Quando a situação-base ostenta a natureza de fato econômico, como sucede na generalidade dos casos previstos na Constituição (v. g., importação e exportação de mercadorias, industrialização e fornecimentos de bens ou serviços, disponibilidade de bens ou rendas etc.), o legislador ordinário não tem alternativas, pois só pode qualificar como contribuinte o operador econômico que realiza o pressuposto tributário.

Responsável tributário, nos termos do inciso II do art. 121, vale dizer, amplo sensu, é o sujeito passivo obrigado ao pagamento do tributo ou penalidade pecuniária ex vi legis. Advirta-se, contudo, que diversos são os modelos de obrigados tributários cuja responsabilidade deriva de disposição expressa de lei.

Responsáveis tributários, em sentido estrito, são todos aqueles que, por disposição legal, são acrescidos à relação fisco-contribuinte, em caráter solidário”  (grifos do original)” (Comentários ao Código Tributário Nacional, 5ª. ed., ob. cit. p. 217).
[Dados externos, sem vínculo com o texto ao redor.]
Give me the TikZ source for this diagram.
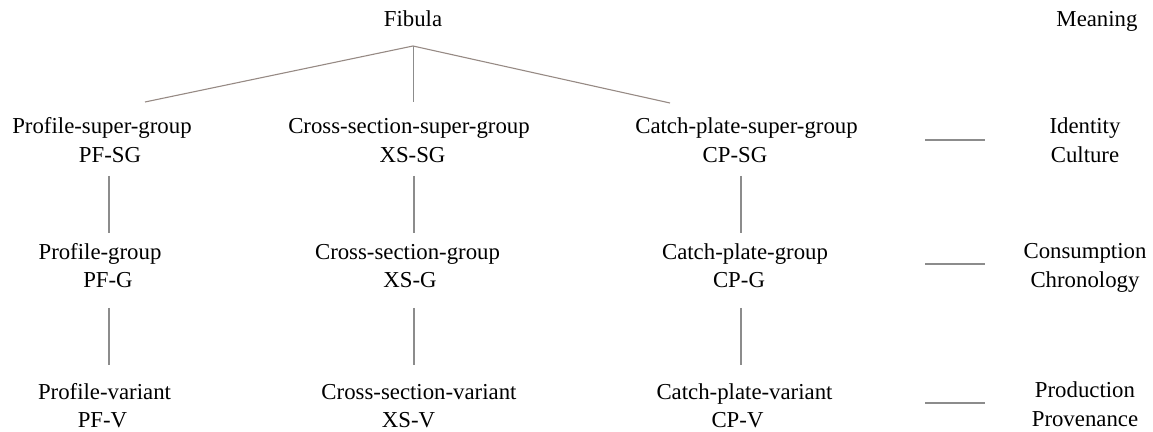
\documentclass[tikz,border=0pt]{standalone}
\usepackage{fontspec}
\newfontfamily\labelfont{Liberation Serif}
\begin{document}
\begin{tikzpicture}[x=0.5pt,y=-0.5pt,
  lbl/.style={anchor=base,inner sep=0pt,font=\labelfont\fontsize{11.4}{14}\selectfont},
  tree/.style={draw={rgb,255:red,150;green,138;blue,132},line width=0.55pt},
  link/.style={draw={rgb,255:red,140;green,140;blue,140},line width=0.55pt}]
\useasboundingbox (0,0) rectangle (1153,432);

% headings
\node[lbl] (fib) at (413,27) {Fibula};
\node[lbl] (mean) at (1097,27) {Meaning};

% column 1: profile
\node[lbl] (pfsgn) at (102,134) {Profile-super-group};
\node[lbl] (pfsgc) at (110,163) {PF-SG};
\node[lbl] (pfgn)  at (100,260) {Profile-group};
\node[lbl] (pfgc)  at (108,288) {PF-G};
\node[lbl] (pfvn)  at (104.5,400) {Profile-variant};
\node[lbl] (pfvc)  at (102.5,428) {PF-V};

% column 2: cross-section
\node[lbl] (xssgn) at (409,134) {Cross-section-super-group};
\node[lbl] (xssgc) at (412.5,163) {XS-SG};
\node[lbl] (xsgn)  at (407.5,260) {Cross-section-group};
\node[lbl] (xsgc)  at (410,288) {XS-G};
\node[lbl] (xsvn)  at (419,400) {Cross-section-variant};
\node[lbl] (xsvc)  at (408.5,428) {XS-V};

% column 3: catch-plate
\node[lbl] (cpsgn) at (746.5,134) {Catch-plate-super-group};
\node[lbl] (cpsgc) at (735,163) {CP-SG};
\node[lbl] (cpgn)  at (745,260) {Catch-plate-group};
\node[lbl] (cpgc)  at (739,288) {CP-G};
\node[lbl] (cpvn)  at (744.5,400) {Catch-plate-variant};
\node[lbl] (cpvc)  at (737.5,428) {CP-V};

% meaning column
\node[lbl] (idn) at (1085,134) {Identity};
\node[lbl] (idc) at (1085,163) {Culture};
\node[lbl] (con) at (1085,259) {Consumption};
\node[lbl] (chr) at (1085,288) {Chronology};
\node[lbl] (prn) at (1085,398) {Production};
\node[lbl] (prv) at (1085,427) {Provenance};

% branching from the root
\coordinate (apex) at ([yshift=-9.5pt]fib.base);
\coordinate (b1) at (145,102);
\coordinate (b2) at (413.5,102);
\coordinate (b3) at (670,103);
\draw[tree] (b1) -- (apex) -- (b3);
\draw[link] (apex -| b2) -- (b2);

% vertical links within each column
\coordinate (c1) at (109,0);
\coordinate (c2) at (414,0);
\coordinate (c3) at (741,0);
\coordinate (s1) at ([yshift=-6.5pt]pfsgc.base);
\coordinate (e1) at ([yshift=13.5pt]pfgn.base);
\coordinate (s2) at ([yshift=-10pt]pfgc.base);
\coordinate (e2) at ([yshift=17.5pt]pfvn.base);
\foreach \c in {c1,c2,c3}{
  \draw[link] (s1 -| \c) -- (e1 -| \c);
  \draw[link] (s2 -| \c) -- (e2 -| \c);
}

% dashes leading to the meanings
\coordinate (lx1) at (925,0);
\coordinate (lx2) at (985,0);
\coordinate (m1) at ([yshift=-3pt]idn.base);
\coordinate (m2) at ([yshift=-2.5pt]con.base);
\coordinate (m3) at ([yshift=-2.5pt]prn.base);
\foreach \m in {m1,m2,m3}{
  \draw[link] (\m -| lx1) -- (\m -| lx2);
}
\end{tikzpicture}
\end{document}
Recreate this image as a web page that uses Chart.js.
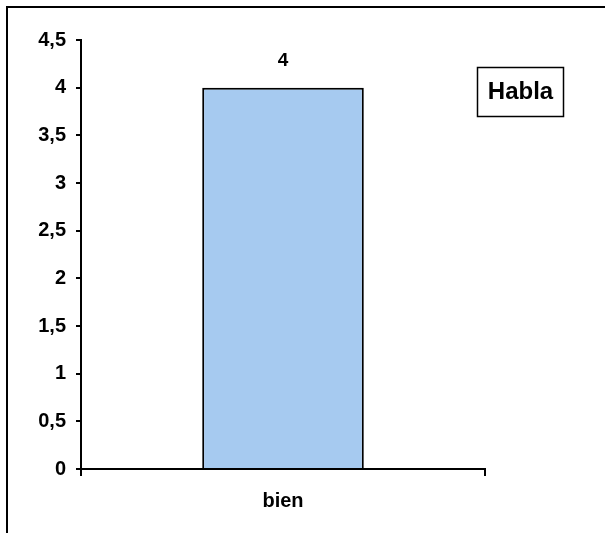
<!DOCTYPE html>
<html>
<head>
<meta charset="utf-8">
<script src="https://cdn.jsdelivr.net/npm/chart.js@4"></script>
<style>
  html, body { margin: 0; padding: 0; background: #fff; }
  #wrap { position: relative; width: 605px; height: 533px; }
  #frame { position: absolute; left: 6px; top: 6px; right: 0; bottom: 0;
           border-top: 2px solid #000; border-left: 2px solid #000; pointer-events: none; }
</style>
</head>
<body>
<div id="wrap">
  <canvas id="myChart" width="605" height="533"></canvas>
  <div id="frame"></div>
</div>
<script>
const categories = ['bien']
const seriesName = 'Habla'
const values = [4]
const yTicks = [0, 0.5, 1, 1.5, 2, 2.5, 3, 3.5, 4, 4.5]

const fontFam = '"Liberation Sans", Arial, sans-serif'

// value label over each bar
const barLabels = {
  id: 'barLabels',
  afterDatasetsDraw(chart) {
    const ctx = chart.ctx
    const meta = chart.getDatasetMeta(0)
    ctx.save()
    ctx.font = 'bold 19px ' + fontFam
    ctx.fillStyle = '#000'
    ctx.textAlign = 'center'
    ctx.textBaseline = 'middle'
    meta.data.forEach((bar, i) => {
      ctx.fillText(String(values[i]).replace('.', ','), bar.x, bar.y - 27)
    })
    ctx.restore()
  }
}

// excel style legend box
const boxLegend = {
  id: 'boxLegend',
  afterDraw(chart) {
    const ctx = chart.ctx
    ctx.save()
    ctx.strokeStyle = '#000'
    ctx.lineWidth = 1.5
    ctx.strokeRect(477.5, 67.5, 86, 49)
    ctx.font = 'bold 24px ' + fontFam
    ctx.fillStyle = '#000'
    ctx.textAlign = 'center'
    ctx.textBaseline = 'middle'
    ctx.fillText(seriesName, 520.5, 92)
    ctx.restore()
  }
}

new Chart(document.querySelector('#myChart'), {
  type: 'bar',
  data: {
    labels: categories,
    datasets: [{
      label: seriesName,
      data: values,
      backgroundColor: '#A6CAF0',
      borderColor: '#000',
      borderWidth: 2,
      barPercentage: 0.4,
      categoryPercentage: 1
    }]
  },
  options: {
    responsive: false,
    animation: false,
    layout: { padding: { left: 0, right: 120, top: 40, bottom: 0 } },
    plugins: {
      legend: { display: false },
      tooltip: { enabled: false }
    },
    scales: {
      x: {
        afterFit(scale) { scale.height = 64 },
        border: { color: '#000', width: 2 },
        grid: { offset: true, drawOnChartArea: false, drawTicks: true, tickLength: 7, color: '#000', lineWidth: 2 },
        ticks: { color: '#000', font: { family: fontFam, size: 20, weight: 'bold' }, padding: 13 }
      },
      y: {
        min: 0,
        max: 4.5,
        afterFit(scale) { scale.width = 81 },
        afterBuildTicks(scale) { scale.ticks = yTicks.map(v => ({ value: v })) },
        border: { color: '#000', width: 2 },
        grid: { drawOnChartArea: false, drawTicks: true, tickLength: 5, color: '#000', lineWidth: 2 },
        ticks: {
          color: '#000',
          font: { family: fontFam, size: 20, weight: 'bold' },
          padding: 10,
          callback: v => String(v).replace('.', ',')
        }
      }
    }
  },
  plugins: [barLabels, boxLegend]
})
</script>
</body>
</html>
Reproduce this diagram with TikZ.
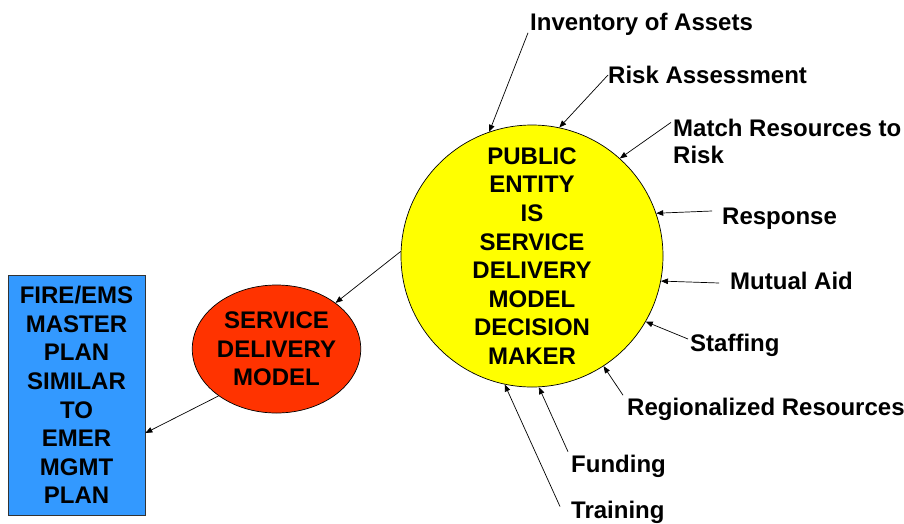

[4]  Edison Carlos Fernandes lastreia-se na posição de Rubens, antes do anteprojeto, ao dizer:  “Nas palavras do citado Rubens Gomes de Sousa, a sujeição passiva indireta (responsabilidade em sentido amplo) por transferência “ocorre quando a obrigação tributária, depois de ter surgido contra uma pessoa determinada (que seria o sujeito passivo direto) entretanto, em virtude de um fato posterior, transfere-se para outra pessoa diferente (que será o sujeito passivo indireto)”. A transferência, portanto, quer significar que, embora tenha havido um contribuinte (sujeito passivo direto), devido a situações fáticas, e nos termos da legislação aplicável, a responsabilidade pelo cumprimento da obrigação tributária foi transladada para outra pessoa, que, todavia, tenha algum vínculo com o fato gerador ocorrido. A exigência de vínculo do responsável com o fato gerador está expressamente prevista na regra geral da responsabilidade tributária, inscrita no art. 128 do CTN. Sublinhe-se: qualquer análise ou estudo da responsabilidade tributária deve ter como inafastável o disposto no art. 128 do CTN, especialmente no que concerne à vinculação do responsável ao fato gerador” (Curso de Direito Tributário, coordenação minha, Ed. Saraiva, 12ª ed., São Paulo, 2010, p. 288).